In fairness to quantum computers and the people developing them, they would have tremendous benefits as well. Most of the proposed applications are modeling and simulation, where huge amounts of data are managed in simultaneous reaction to inputs. Think of weather forecasting; econometric modeling; molecular, atomic, and sub-atomic simulation (yes, quantum computers to model quantum mechanics); and consumers of financial modeling, who always want results faster. The inherent parallelization of quantum computing should speed up these compute-intensive applications considerably.

Why is quantum computing a problem?

But it’s that inherent parallelism that presents the problem for cryptographers. One would program a quantum computer differently from a classical computer, and algorithms that would have poor performance on classical computers would have excellent performance on a quantum computer. One such algorithm is Shor’s algorithm, which can both find prime factors of a number in a reasonable time and break the discrete log problem on which elliptic curve and finite field cryptography rely.

But, as far as we know now, the performance advantages of quantum computing do not present fatal problems for other important cryptographic algorithms. The expert consensus is that hash functions and symmetric encryption will still be secure in a post-quantum world but would need larger keys, as illustrated in this table from the NIST report:

impact of quantum computing

Source: NIST's "Report on Post-Quantum Cryptography"

So, if RSA, ECC, and FFC are insecure in a post-quantum computing world, what are the proposals for replacing them?
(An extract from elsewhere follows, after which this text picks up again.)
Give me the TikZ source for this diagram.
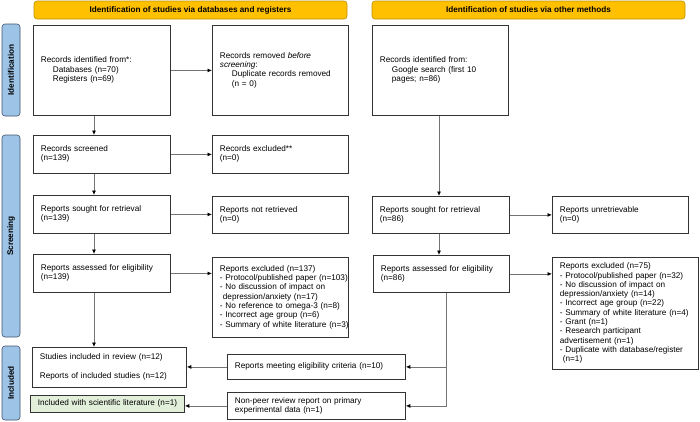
\documentclass[tikz,border=0pt]{standalone}
\usepackage{fontspec}
\setmainfont{Liberation Sans}
\usetikzlibrary{arrows.meta}
\definecolor{hdr}{HTML}{FFC000}
\definecolor{hdrline}{HTML}{BF9000}
\definecolor{side}{HTML}{9DC3E6}
\definecolor{sideline}{HTML}{44546A}
\definecolor{grn}{HTML}{E2EFDA}
\newcommand\bx[7]{%
  \pgfmathsetmacro\bxh{#6-#4}%
  \pgfmathsetmacro\bxt{#5-#3-15}%
  \node[box,#1,anchor=north west,text width=\bxt pt,minimum height=\bxh pt] (#2) at (#3,#4) {\begin{tabular}{@{}l@{}}#7\end{tabular}};}
\begin{document}
\begin{tikzpicture}[x=1pt,y=-1pt,
  txt/.style={font=\fontsize{8.2}{9.3}\selectfont},
  box/.style={txt,draw=black!80,line width=0.8pt,fill=white,inner xsep=7.5pt,inner ysep=2pt,align=left},
  hdrbox/.style={draw=hdrline,fill=hdr,rounded corners=3pt,line width=0.6pt,minimum width=313pt,minimum height=18pt,font=\fontsize{8.2}{9}\selectfont\bfseries},
  sidebox/.style={draw=sideline,fill=side,rounded corners=3pt,line width=0.6pt,minimum height=18pt,rotate=90,font=\fontsize{8.2}{9}\selectfont\bfseries},
  conn/.style={draw=black!55,line width=0.8pt,-{Latex[length=4.5pt,width=4pt,color=black]}}]
\useasboundingbox (0,0) rectangle (700,421);
% headers
\node[hdrbox] (hl) at (190.5,10) {Identification of studies via databases and registers};
\node[hdrbox] (hr) at (528.5,10) {Identification of studies via other methods};
% sidebars
\node[sidebox,minimum width=92pt] (s1) at (11,70) {Identification};
\node[sidebox,minimum width=202pt] (s2) at (11,236) {Screening};
\node[sidebox,minimum width=74pt] (s3) at (11,383) {Included};
% left column
\bx{}{A}{33}{25}{170}{115}{Records identified from*:\\\hspace*{12pt}Databases (n=70)\\\hspace*{12pt}Registers (n=69)}
\bx{}{B}{212}{25}{348}{115}{Records removed \textit{before}\\\textit{screening}:\\\hspace*{12pt}Duplicate records removed\\\hspace*{12pt}(n = 0)}
\bx{}{C}{33}{135}{170}{173}{Records screened\\(n=139)}
\bx{}{D}{212}{135}{348}{173}{Records excluded**\\(n=0)}
\bx{}{E}{33}{195}{170}{233}{Reports sought for retrieval\\(n=139)}
\bx{}{F}{212}{196}{348}{233}{Reports not retrieved\\(n=0)}
\bx{}{G}{33}{254}{170}{292}{Reports assessed for eligibility\\(n=139)}
\bx{}{H}{212}{257}{348}{337}{Reports excluded (n=137)\\- Protocol/published paper (n=103)\\- No discussion of impact on\\\hspace*{3pt}depression/anxiety (n=17)\\- No reference to omega-3 (n=8)\\- Incorrect age group (n=6)\\- Summary of white literature (n=3)}
\bx{}{I}{32}{347}{186}{387}{Studies included in review (n=12)\\[9.5pt]Reports of included studies (n=12)}
\bx{fill=grn}{J}{30}{395}{184}{412}{Included with scientific literature (n=1)}
\bx{}{K}{227}{354}{405}{379}{Reports meeting eligibility criteria (n=10)}
\bx{}{L}{227}{392}{405}{419}{Non-peer review report on primary\\experimental data (n=1)}
% right column
\bx{}{M}{372}{25}{508}{115}{Records identified from:\\\hspace*{12pt}Google search (first 10\\\hspace*{12pt}pages; n=86)}
\bx{}{N}{372}{196}{509}{233}{Reports sought for retrieval\\(n=86)}
\bx{}{O}{552}{196}{688}{233}{Reports unretrievable\\(n=0)}
\bx{}{P}{373}{255}{509}{292}{Reports assessed for eligibility\\(n=86)}
\bx{}{Q}{552}{257}{698}{369}{Reports excluded (n=75)\\- Protocol/published paper (n=32)\\- No discussion of impact on\\depression/anxiety (n=14)\\- Incorrect age group (n=22)\\- Summary of white literature (n=4)\\- Grant (n=1)\\- Research participant\\advertisement (n=1)\\- Duplicate with database/register\\\hspace*{3pt}(n=1)}
% guide coordinates
\coordinate (xl) at (94,0);
\coordinate (xr) at (439,0);
\coordinate (br) at (446,0);
% connectors left
\draw[conn] (A.south -| xl) -- (C.north -| xl);
\draw[conn] (C.south -| xl) -- (E.north -| xl);
\draw[conn] (E.south -| xl) -- (G.north -| xl);
\draw[conn] (G.south -| xl) -- (I.north -| xl);
\draw[conn] (A.east) -- (A.east -| B.west);
\draw[conn] (C.east) -- (C.east -| D.west);
\draw[conn] (E.east) -- (E.east -| F.west);
\draw[conn] (G.east) -- (G.east -| H.west);
% connectors right
\draw[conn] (M.south -| xr) -- (N.north -| xr);
\draw[conn] (N.south -| xr) -- (P.north -| xr);
\draw[conn] (N.east) -- (N.east -| O.west);
\draw[conn] (P.east) -- (P.east -| Q.west);
\draw[conn] (P.south -| br) |- (K.east);
\draw[conn] (P.south -| br) |- (L.east);
\draw[conn] (K.west) -- (K.west -| I.east);
\draw[conn] (L.west) -- (L.west -| J.east);
\end{tikzpicture}
\end{document}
There are several approaches to “quantum-resistant cryptography.” The idea is to maintain the basic approach to public key cryptography of relying on a mathematical operation that is easy in one direction and very hard in the other. Thus, researchers look for algorithms that appear to have this property of intractability both on quantum and classical computers. The main families of algorithms being studied are:

  • Lattice-based cryptography
  • Code-based cryptography
  • Multivariate polynomial cryptography
  • Hash-based signatures

There is no useful definition of these terms that would fit in the amount of space I have here. The NIST report has a long list of references; Wolfram MathWorld is a good place for mathematical definitions.

Testing

Google has begun experimenting with the NIST proposals in the Chrome browser, as described by Google crypto engineer Adam Langley. Don’t make too much of the experiment; it’s a very early effort, largely geared toward testing the performance impact of larger PQC key sizes on real-world TLS implementations. Quite a few of those implementations failed outright.

Google didn’t test all of the PQC proposals. Some of those it did test increased latency significantly, even under optimistic assumptions. As is often the case, implementations that had greater latency performed better on computational aspects of the tests. Langley’s extremely preliminary conclusion is that structured lattices would have the best protocol performance characteristics, but there are so many unknowns at this point that it’s not worth taking any serious actions based on the results.

The direction of PQC toward larger keys must be frustrating for the engineers who just debuted the TLS 1.3 specification, a major objective of which is to improve performance of secure communications.

As I hinted, it’s not definite that quantum computers will develop successfully to the point that they threaten our public key algorithms, but the potential is there. There have been many experiments, and small-scale quantum computers have demonstrated the problem on a small scale. We don’t know that it will be possible to scale quantum computers up to the needed size, but NIST’s Dustin Moody tells me that those in the field believe it could be possible in 10 to 15 years. Prudence would lead us to continue such research as long as the possibility is there, because if we are unprepared when the problem manifests itself, the results will be catastrophic.

The dormant data problem

It’s going to be a big enough deal getting systems updated to use new protocols and key sizes on a current basis, but there’s another problem you need to think about.

You undoubtedly have a large amount of data encrypted and at rest. You think of this data as safe because, at least in part, it is encrypted. But in the post-quantum world, that protection is of less or possibly no value.

The maximal response would be to plan to re-encrypt all the data with quantum-resistant cryptographic techniques. This won’t be easy. You need to have a good inventory of the data and the ability to decrypt and re-encrypt it. If it was encrypted at the application level, the application may not be able to encrypt with new methods. It may be encrypted with drive-based full-disk encryption, which may not be upgradable to post-quantum cryptography.

Note that data at rest is not encrypted with public key encryption but with symmetric key algorithms like AES. The NIST report says these algorithms aren’t inherently compromised like the public key algorithms, but it does call for larger keys, which means your data at rest is encrypted with potentially weak keys.

Even though a crypto expert might tell you that re-encrypting is the right thing to do (and it is), it’s not hard to see it as an exercise in pure overhead to protect against a remote possibility. Protecting dormant data is important, but it’s definitely a lower priority than protecting your current data. It would be fair to consider the other protections for the data, such as physical security methods, in deciding whether or when to re-encrypt.

So, what now?

There is likely not much that you can and should do now because of the prospect of quantum computing that you shouldn’t already be doing out of best practice. A good example is a detailed inventory of your data and the cryptographic methods used to protect it.

In technology terms,10 to 15 years seems like a very long time. Even so, it’s important for an organization that intends to exist in that time frame to have some level of planning. Putting PQC on the long-term agenda now is the best way to make sure you don’t get blindsided by quantum effects.

For now, it’s largely a problem for mathematicians, but it’s time for others in the industry to speak up. Are you a programmer, system architect, or a network engineer with ideas about what approaches would be acceptable or unacceptable? Send them to the PQC people at NIST at pqc-comments@nist.gov.

 Quantum security: Lessons for leaders

  • Planning a decade ahead for keeping your data secure is not unreasonable.
  • You don't need to fully understand quantum computing to understand the potential security problems.
  • Dormant data security may suddenly become relevant.